Thursday May 17, 2012
A grilling at Parliament House  

‘Never had any trouble with politicians when I was up the Zambezi,’ said Bosworth, observing the sunlight through his beaker of absinthe. ‘Local chieftain soon found a spot for them among his shrunken head collection.’

Bosworth is fairly fundamentalist in his approach to social interaction and over the coming few weeks head shrinking (for which there seems to be no scientific term, such as ‘cephaloattenuation’) might be a temptation for many among the disenchanted. It gives new weight to the idea of the political headkicker. In fact the study of politicians’ shrunken heads could be known as cephaloattenupsephology.

We were gathered at Parliament House, not the seat of government but the restaurant in Carlyle Street, sheltering from the rain. Photographs of prime ministers adorn the walls and the benches are upholstered in either red or green leather. Dishes are preceded into the room by a chap dressed as the Usher of the Black Rod, who doubles as the sommelier. Strangely enough, in this case the usher’s first name is Rod. Rod Taylor originally of Lidcombe, not to be confused with the film star of the same name who lived two doors down from the other Rod but 25 years earlier.

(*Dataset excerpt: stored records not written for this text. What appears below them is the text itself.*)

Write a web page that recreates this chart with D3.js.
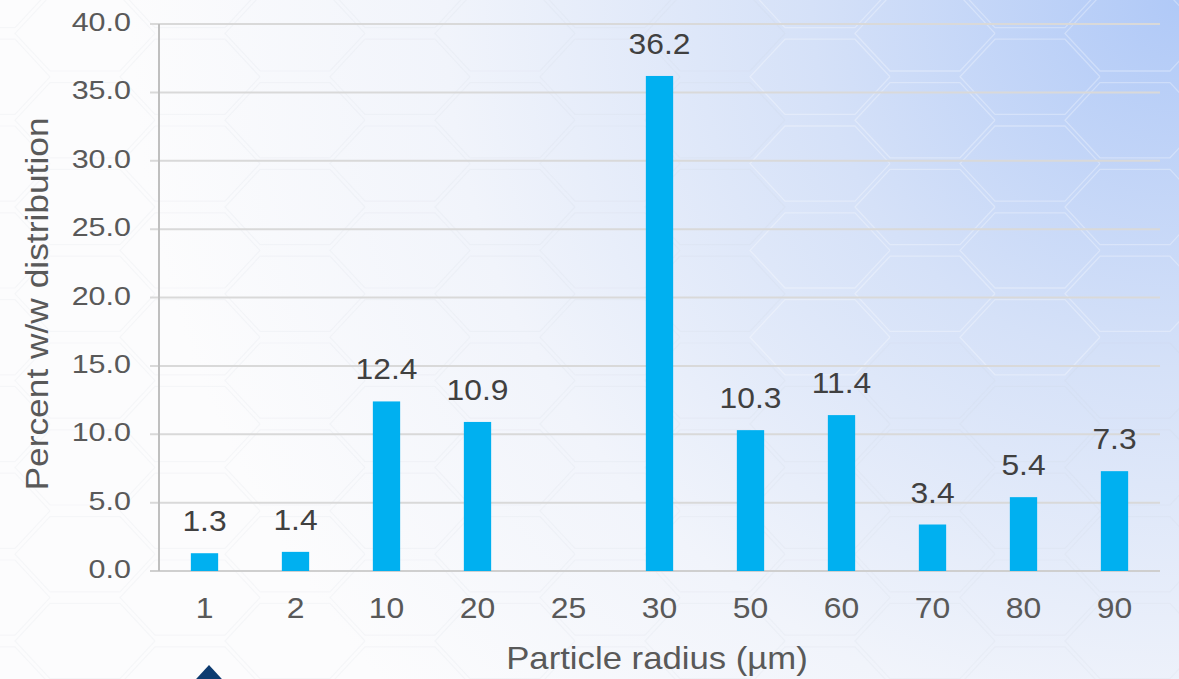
<!DOCTYPE html>
<html>
<head>
<meta charset="utf-8">
<script src="https://cdn.jsdelivr.net/npm/d3@7"></script>
<style>
  html, body { margin: 0; padding: 0; background: #ffffff; }
  svg { display: block; }
  text { font-family: "Liberation Sans", Arial, sans-serif; }
</style>
</head>
<body>
<svg id="chart" width="1179" height="679"></svg>
<script>
// Particle size distribution data
const categories = ["1", "2", "10", "20", "25", "30", "50", "60", "70", "80", "90"];
const percentValues = [1.3, 1.4, 12.4, 10.9, null, 36.2, 10.3, 11.4, 3.4, 5.4, 7.3];
const yTicks = [0, 5, 10, 15, 20, 25, 30, 35, 40];

const W = 1179, H = 679;
const svg = d3.select("#chart");
const defs = svg.append("defs");

// Soft blue wash from the top-right corner
const grad = defs.append("radialGradient")
  .attr("id", "bgWash")
  .attr("gradientUnits", "userSpaceOnUse")
  .attr("cx", W).attr("cy", 0).attr("r", 1050);
grad.append("stop").attr("offset", "0").attr("stop-color", "#b0c9f7");
grad.append("stop").attr("offset", "0.35").attr("stop-color", "#d5e1f8");
grad.append("stop").attr("offset", "0.7").attr("stop-color", "#f1f4fb");
grad.append("stop").attr("offset", "1").attr("stop-color", "#fcfcfd");

svg.append("rect").attr("width", W).attr("height", H).attr("fill", "url(#bgWash)");

// Faint hexagonal backdrop
const hexR = 70;
const hexPath = d3.line()(d3.range(7).map(k => {
  const a = Math.PI / 3 * k;
  return [hexR * Math.cos(a), hexR * 0.62 * Math.sin(a)];
}));
const hexG = svg.append("g")
  .attr("fill", "none")
  .attr("stroke", "#ffffff")
  .attr("stroke-opacity", 0.3)
  .attr("stroke-width", 1.3);
const greyHex = svg.append("g")
  .attr("fill", "none")
  .attr("stroke", "#c8cbd2")
  .attr("stroke-opacity", 0.12)
  .attr("stroke-width", 1.2);
for (let row = -1; row < 14; row++) {
  for (let col = -1; col < 12; col++) {
    const cx = col * hexR * 1.5 - 20;
    const cy = row * hexR * 0.62 * 2 + (col % 2 ? hexR * 0.62 : 0) - 10;
    const g = (cx > 750 && cy < 350) ? hexG : greyHex;
    g.append("path").attr("d", hexPath).attr("transform", `translate(${cx},${cy})`);
  }
}

// Plot area
const plotLeft = 159, plotRight = 1160, plotTop = 24, plotBottom = 571;

const x = d3.scaleBand().domain(categories).range([plotLeft, plotRight]).padding(0);
const y = d3.scaleLinear().domain([0, 40]).range([plotBottom, plotTop]);
const barW = x.bandwidth() * 0.3;

// Text helper with a slightly wide set
function addText(g, txt, tx, ty, opts) {
  const rot = opts.rotate ? ` rotate(${opts.rotate})` : "";
  return g.append("text")
    .attr("transform", `translate(${tx},${ty})${rot} scale(${opts.sx || 1.12},1)`)
    .attr("text-anchor", opts.anchor || "middle")
    .attr("font-size", opts.size)
    .attr("fill", opts.fill || "#595959")
    .text(txt);
}

// Horizontal gridlines with outward ticks
const grid = svg.append("g");
grid.selectAll("line").data(yTicks).join("line")
  .attr("x1", plotLeft - 9).attr("x2", plotRight)
  .attr("y1", d => y(d)).attr("y2", d => y(d))
  .attr("stroke", d => d === 0 ? "#cfcfcf" : "#d9d9d9")
  .attr("stroke-width", 2);

// Vertical axis line
svg.append("line")
  .attr("x1", plotLeft).attr("x2", plotLeft)
  .attr("y1", y(40)).attr("y2", y(0))
  .attr("stroke", "#bfbfbf").attr("stroke-width", 2);

// Y tick labels
const yLab = svg.append("g");
yTicks.forEach(t => addText(yLab, d3.format(".1f")(t), 131, y(t) + 7, { anchor: "end", size: 25, sx: 1.22 }));

// Bars
const barData = categories.map((c, i) => ({ c, v: percentValues[i] })).filter(d => d.v !== null);
svg.append("g").selectAll("rect").data(barData).join("rect")
  .attr("x", d => x(d.c) + x.bandwidth() / 2 - barW / 2)
  .attr("y", d => y(d.v))
  .attr("width", barW)
  .attr("height", d => y(0) - y(d.v))
  .attr("fill", "#00b0f0");

// Value labels
const vLab = svg.append("g");
barData.forEach(d => addText(vLab, d3.format(".1f")(d.v), x(d.c) + x.bandwidth() / 2, y(d.v) - 22,
  { size: 30, fill: "#404040", sx: 1.06 }));

// X tick labels
const xLab = svg.append("g");
categories.forEach(c => addText(xLab, c, x(c) + x.bandwidth() / 2, 618, { size: 29, sx: 1.1 }));

// Axis titles
addText(svg, "Particle radius (µm)", 657, 669, { size: 31, sx: 1.12 });
addText(svg, "Percent w/w distribution", 48, 304, { size: 31, sx: 1.14, rotate: -90 });

// Navy marker at the lower edge
svg.append("path")
  .attr("d", d3.line()([[209, 665], [232, 690], [209, 715], [186, 690]]) + "Z")
  .attr("fill", "#0d3b70");
</script>
</body>
</html>
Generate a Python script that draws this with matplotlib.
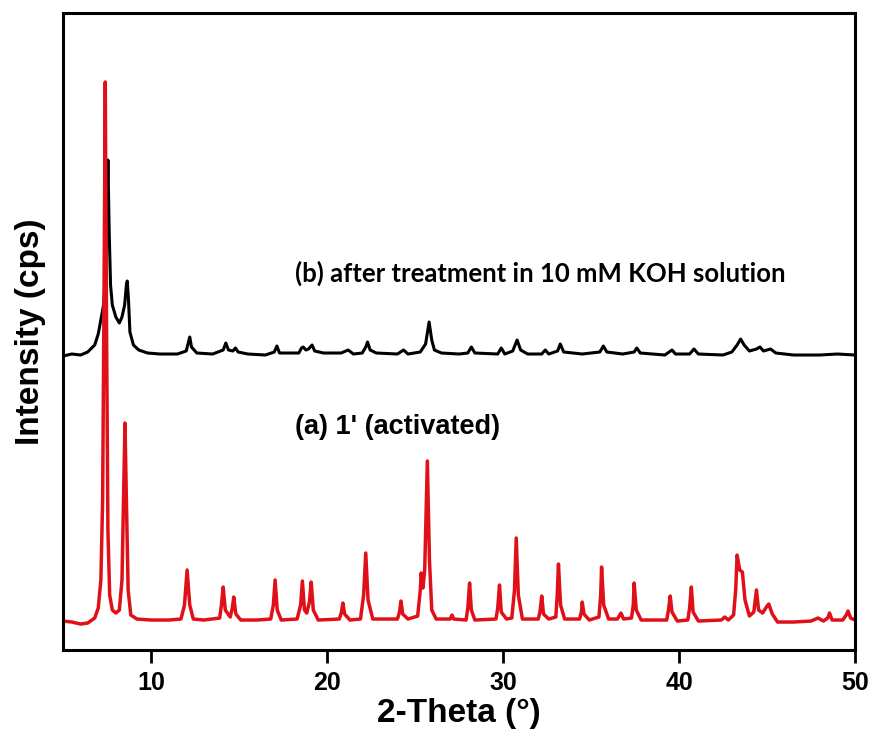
import matplotlib
matplotlib.use('Agg')
import matplotlib.pyplot as plt

# 2-theta (deg) / intensity (arb. cps)
# (b) after treatment in KOH -- black trace
theta_b = [5.0, 5.5, 6.0, 6.4, 6.8, 7.0, 7.2, 7.3, 7.4, 7.48, 7.55, 7.62, 7.7, 7.8, 8.0, 8.2, 8.35, 8.5,
           8.6, 8.65, 8.72, 8.8, 9.0, 9.3, 9.8, 10.5, 11.5, 12.0, 12.1, 12.2, 12.3, 12.6, 13.5, 14.1,
           14.25, 14.4, 14.65, 14.8, 14.95, 15.5, 16.5, 17.0, 17.15, 17.3, 18.4, 18.55, 18.65, 18.8,
           18.95, 19.15, 19.3, 19.8, 20.8, 21.2, 21.5, 22.0, 22.2, 22.3, 22.45, 22.8, 24.0, 24.35,
           24.6, 25.3, 25.6, 25.8, 25.95, 26.1, 26.5, 27.5, 28.0, 28.2, 28.4, 29.7, 29.9, 30.1, 30.55,
           30.8, 31.0, 31.4, 32.2, 32.4, 32.6, 33.1, 33.25, 33.45, 34.5, 35.5, 35.7, 35.9, 36.8, 37.45,
           37.6, 37.8, 39.2, 39.6, 39.8, 40.6, 40.85, 41.1, 42.5, 43.0, 43.3, 43.5, 43.7, 44.0, 44.4,
           44.6, 44.8, 45.0, 45.2, 45.5, 46.5, 48.0, 49.0, 50.0]
int_b = [294, 296, 295, 298, 305, 316, 335, 345, 370, 420, 490, 420, 365, 345, 333, 327, 333, 345,
         365, 369, 350, 318, 305, 300, 297, 296, 296, 299, 306, 313, 303, 297, 296, 300,
         307, 300, 299, 302, 298, 296, 295, 298, 304, 297, 297, 302, 303, 300,
         301, 305, 299, 297, 297, 300, 296, 297, 303, 308, 300, 297, 296, 300,
         296, 298, 306, 328, 310, 300, 297, 296, 297, 303, 297, 296, 302, 296, 299,
         310, 300, 296, 296, 300, 296, 299, 306, 298, 296, 298, 304, 298, 296, 298,
         302, 297, 295, 300, 296, 296, 301, 296, 295, 298, 305, 311, 305, 299, 301,
         303, 299, 300, 301, 297, 295, 295, 296, 295]

# (a) 1' (activated) -- red trace
theta_a = [5.0, 5.5, 6.0, 6.4, 6.8, 7.0, 7.15, 7.25, 7.32, 7.4, 7.47, 7.55, 7.65, 7.8, 8.0, 8.2, 8.35,
           8.45, 8.52, 8.6, 8.7, 8.85, 9.2, 10.0, 11.0, 11.7, 11.9, 12.05, 12.2, 12.4, 13.0, 13.9,
           14.0, 14.1, 14.22, 14.5, 14.62, 14.7, 14.82, 15.1, 16.0, 16.8, 16.95, 17.05, 17.17, 17.4,
           18.3, 18.5, 18.6, 18.72, 18.85, 19.0, 19.1, 19.22, 19.5, 20.7, 20.82, 20.9, 21.0, 21.3,
           21.9, 22.08, 22.2, 22.33, 22.6, 24.0, 24.12, 24.2, 24.3, 24.6, 25.15, 25.3, 25.35, 25.45,
           25.55, 25.7, 25.82, 25.95, 26.2, 27.0, 27.1, 27.2, 27.9, 28.0, 28.1, 28.2, 28.4, 29.6,
           29.7, 29.8, 29.9, 30.2, 30.5, 30.65, 30.75, 30.87, 31.1, 32.0, 32.1, 32.2, 32.3, 32.6,
           33.0, 33.08, 33.15, 33.27, 33.5, 34.35, 34.45, 34.5, 34.6, 34.9, 35.45, 35.55, 35.6,
           35.72, 36.0, 36.5, 36.7, 36.85, 37.3, 37.4, 37.45, 37.57, 37.85, 39.3, 39.4, 39.5, 39.6,
           39.9, 40.5, 40.6, 40.7, 40.8, 41.1, 42.4, 42.6, 42.8, 43.1, 43.22, 43.3, 43.45, 43.6,
           43.75, 44.0, 44.25, 44.4, 44.52, 44.75, 45.0, 45.1, 45.3, 45.6, 46.5, 47.5, 47.9, 48.2,
           48.45, 48.55, 48.7, 49.3, 49.5, 49.6, 49.75, 50.0]
int_a = [29, 28, 26, 27, 32, 42, 70, 150, 330, 568, 330, 120, 55, 40, 37, 40, 70,
         160, 227, 150, 60, 35, 31, 30, 30, 31, 45, 80, 45, 31, 30, 32,
         45, 63, 40, 33, 42, 53, 36, 30, 30, 31, 45, 70, 40, 30,
         31, 45, 69, 40, 37, 48, 68, 40, 30, 31, 38, 47, 36, 30,
         31, 55, 97, 50, 31, 31, 38, 49, 36, 31, 34, 60, 77, 62,
         80, 189, 90, 40, 31, 31, 35, 31, 30, 42, 67, 40, 30, 31,
         42, 65, 38, 31, 32, 60, 112, 55, 31, 31, 38, 54, 36, 31,
         33, 55, 86, 45, 31, 31, 38, 48, 36, 30, 33, 55, 83,
         45, 31, 31, 37, 31, 32, 45, 67, 40, 30, 30, 40, 54, 38,
         29, 30, 42, 63, 38, 29, 30, 33, 30, 35, 60, 95, 80, 78,
         50, 34, 38, 60, 40, 37, 44, 46, 36, 28, 28, 29, 32, 29,
         32, 37, 30, 30, 35, 39, 32, 30]

x_ticks = [10, 20, 30, 40, 50]

fig = plt.figure(figsize=(8.73, 7.38), dpi=100)
ax = fig.add_axes([0.0722, 0.1192, 0.9072, 0.8632])

ax.plot(theta_b, int_b, color='black', lw=2.2)
ax.plot(theta_a, int_a, color='#e01019', lw=2.5)

ax.set_xlim(5, 50)
ax.set_ylim(0, 637)
ax.set_xticks(x_ticks)
ax.set_yticks([])
ax.tick_params(axis='x', direction='out', length=9, width=2, pad=6)
for lbl in ax.get_xticklabels():
    lbl.set_fontfamily('Liberation Sans')
    lbl.set_fontweight('bold')
    lbl.set_fontsize(18)
for sp in ax.spines.values():
    sp.set_linewidth(2.2)

ax.set_xlabel('2-Theta (°)', fontfamily='Liberation Sans', fontweight='bold', fontsize=24, labelpad=2)
ax.set_ylabel('Intensity (cps)', fontfamily='Liberation Sans', fontweight='bold', fontsize=24, labelpad=12)

ax.text(18.2, 377, '(b) after treatment in 10 mM KOH solution', fontfamily='Lato',
        fontweight='bold', fontsize=18.5, va='center', ha='left')
ax.text(18.2, 223, "(a) 1' (activated)", fontfamily='Liberation Sans',
        fontweight='bold', fontsize=19.5, va='center', ha='left')

fig.savefig('out.png', dpi=100)
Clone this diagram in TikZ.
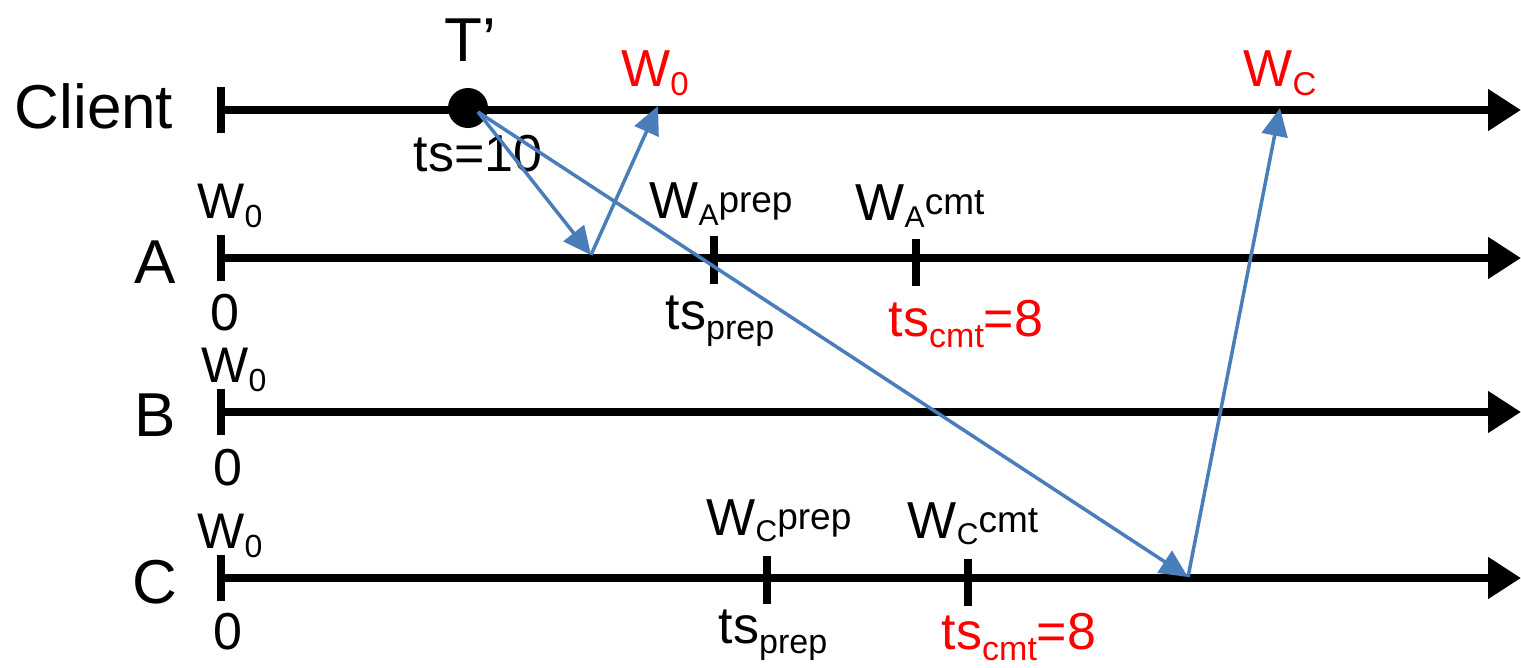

Other than the miasma of a federal election floating nearby, the day was pleasant enough. Bosworth had his absinthe and the rest of us began with a cheeky semillon accompanied by parmesan canapés. The restaurant owner, Bob Menzies, not to be confused with the PM or the actor, had resisted the urge to install a predictive octopus despite the theme of his establishment.

‘It would tend to intrude on the dignity of the tradition, Mr Bitemark,’ Menzies explained. It would have been uncouth of me to suggest that politics and dignity were strange bedfellows, or that cephalopoda commanded more respect in most people’s minds, especially molluscs of a clairvoyant bent.
Once the canapés were safely tucked away, Chef sent out by coincidence Grilled Octopus In Sweet Chilli Sauce, accompanied by Ennui Of Potato Louche. We toasted an election-free September with the 1998 Hooded Abbott Budgie Smuggler Verdelho, with its piquant aromas of the beach, mown grass and high school locker room.

‘Can’t think of anything I’d like the political wallahs to include in their policies,’ remarked Abbotsleigh, who was not prone to think of anything at all. ‘Perhaps a refuge for Gold Coast doxies who have fallen upon hard times or, on the issue of climate change, a commitment to anything at all.’

The greatest moral challenge of our times had possessed us all, and we were sure to get round to doing something about it once finished with the dessert.